The essay “In Transition” takes a different approach to the ongoing changes of each human life when Arthur considers his class group photograph of twenty-five boys and girls at age seven with their teacher in what was designated their Transition school year. Two of the group have already transitioned to death, but all were in the midst of an ongoing remaking. Arthur cites David Hume’s statement that humans are in “permanent flux and movement,” adding that our visual identity is constantly changing in photographs, identity “a kaleidoscope of shifting states.” But beyond that class photograph, the existence of those depicted could be traced back to “a tidal wave of precursors” behind the momentary grouping of the picture. Ultimately, to be alive is to be caught up in the flow of ongoing change.

“Learning to See Goldcrests” in one sense is a celebration of life itself in the description of the hearty endurance and thriving of these tiny birds: “They are something incredible that invites amazement. Like so much that we don’t notice, this one small bird contains a multiplicity of things within it.” At the same time the essay is an example of what it means for Arthur to be alive as he observes and celebrates the world of which he is so much a part. Being fully alive as a human is a recognition of all that we connect with and a realization that our being is an aspect of a multiplicity.

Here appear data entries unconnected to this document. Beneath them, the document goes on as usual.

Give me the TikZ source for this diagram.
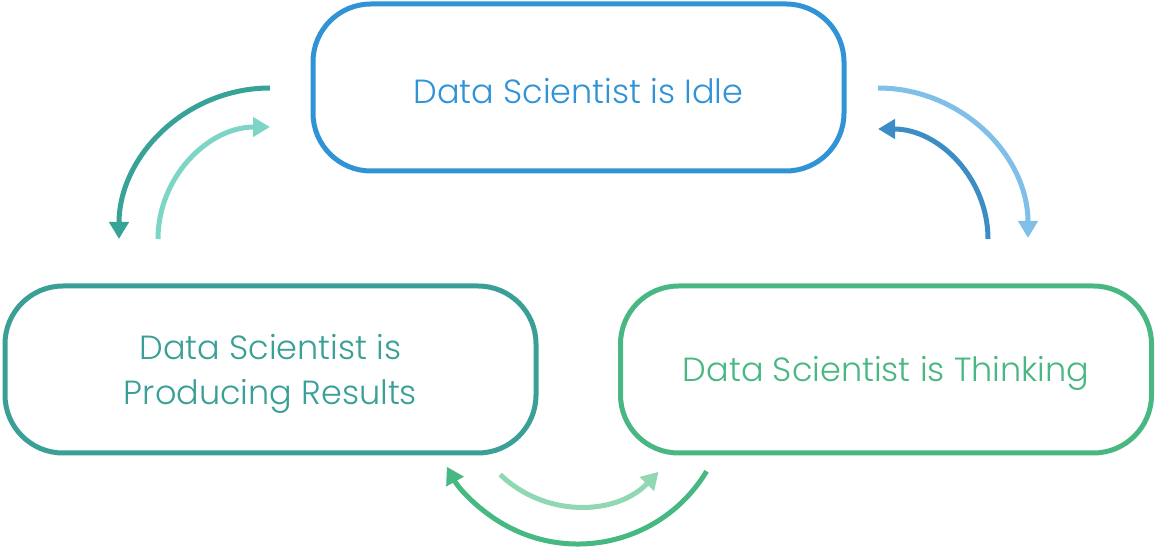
\documentclass[tikz,border=0pt]{standalone}
\usepackage{fontspec}
\setmainfont{Poppins}[UprightFont=* Light]
\usetikzlibrary{arrows.meta}
\definecolor{idleblue}{HTML}{2F93D5}
\definecolor{resteal}{HTML}{3A9F96}
\definecolor{thinkgreen}{HTML}{48B782}
\definecolor{tealdark}{HTML}{37A398}
\definecolor{teallight}{HTML}{7DD5C6}
\definecolor{bluelight}{HTML}{7FBFE8}
\definecolor{bluedark}{HTML}{3C8DC5}
\definecolor{greenlight}{HTML}{90D7B4}
\definecolor{greendark}{HTML}{46B882}
\tikzset{statebox/.style={draw, line width=5pt, rounded corners=58pt,
  minimum width=531pt, minimum height=167pt},
  statetext/.style={align=center, yshift=-4pt,
  font=\fontsize{33.5pt}{45pt}\selectfont},
  cyc/.style={line width=5pt, -{Triangle[length=17pt,width=19pt]}}}

\begin{document}
\begin{tikzpicture}[x=1pt,y=1pt]
  \useasboundingbox (0,0) rectangle (1156,551);
  \node [statebox, idleblue, label={[statetext, text=idleblue]center:Data Scientist is Idle}] (idle) at (578.5,463.5) {};
  \node [statebox, resteal, label={[statetext, text=resteal]center:{Data Scientist is\\Producing Results}}] (results) at (270.5,181.5) {};
  \node [statebox, thinkgreen, label={[statetext, text=thinkgreen]center:Data Scientist is Thinking}] (thinking) at (886,181.5) {};

  % left pair
  \coordinate (lo) at (270,463);
  \coordinate (li) at (158,312);
  \draw [cyc, tealdark] (lo) arc (90:180:151);
  \draw [cyc, teallight] (li) arc (180:90:112);
  % right pair
  \coordinate (ro) at (878,463);
  \coordinate (ri) at (988,312);
  \draw [cyc, bluelight] (ro) arc (90:0:150);
  \draw [cyc, bluedark] (ri) arc (0:90:110);
  % bottom pair
  \coordinate (bc) at (578,157);
  \draw [cyc, greenlight] (bc) ++(-134:112) arc (-134:-44:112);
  \draw [cyc, greendark] (bc) ++(-31:150) arc (-31:-151:150);
\end{tikzpicture}
\end{document}
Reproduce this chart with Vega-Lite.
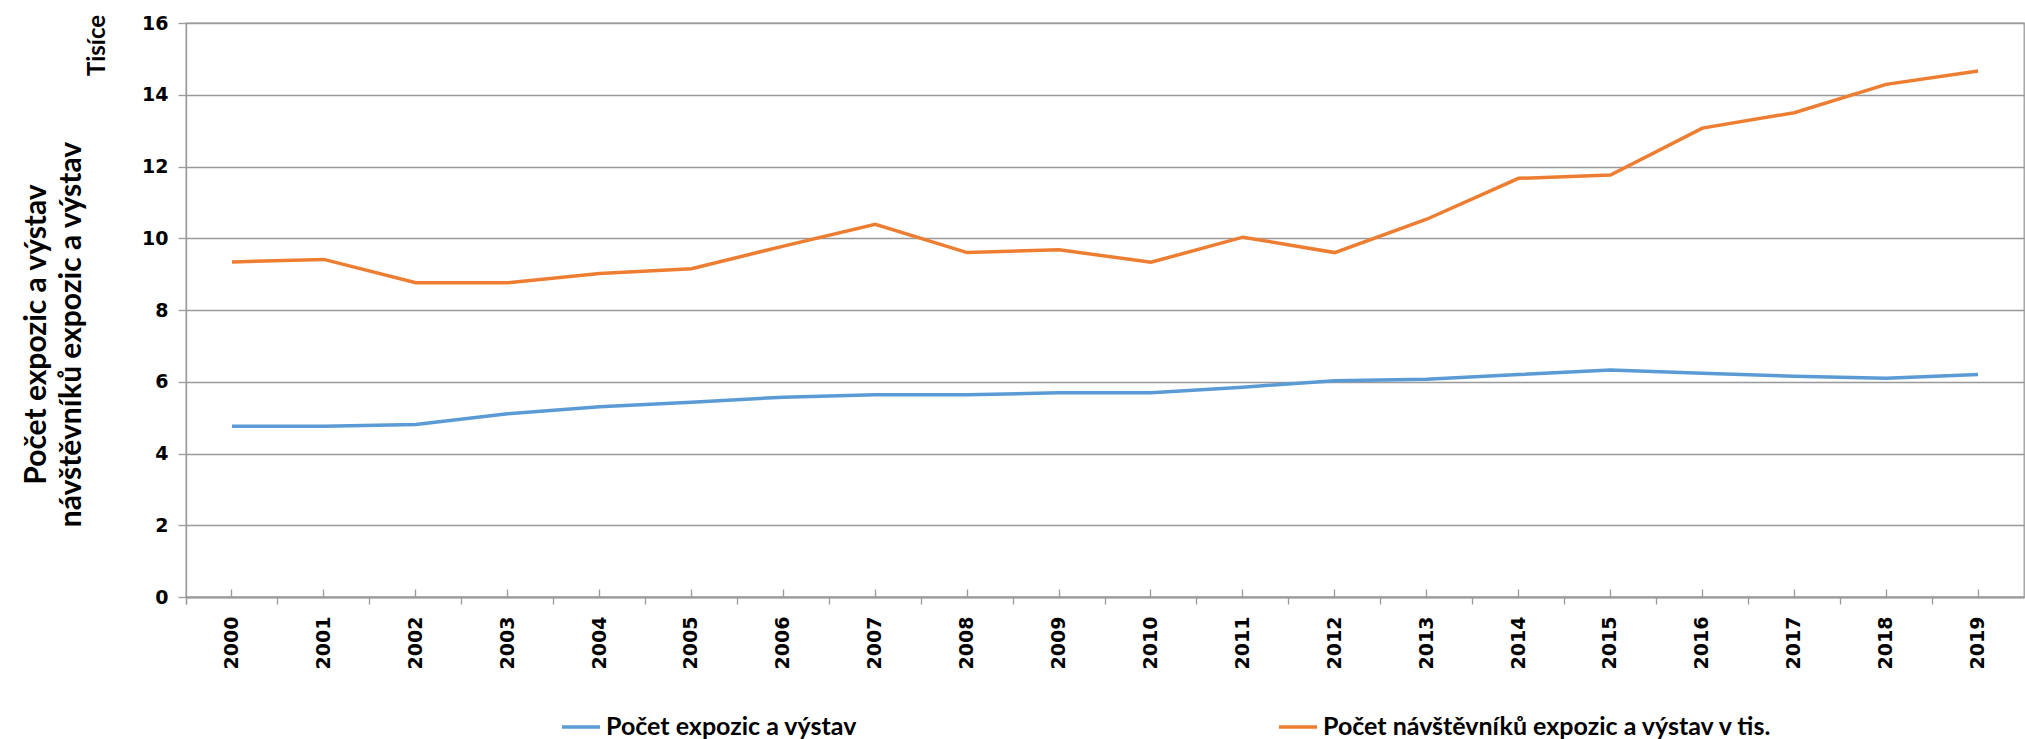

Arthur’s final essay, ”Benchmarks,” addresses death—“The massive fact of nonbeing envelopes us; a seeming infinity of nullity surrounds the fragile ephemera of consciousness.” He quotes the memorial plaques on benches in his town’s Botanic Garden and realizes that “… we’re part of one story, the human saga, written on Earth in the syllabary of individual lives.” Ultimately, that is what it is like to be alive.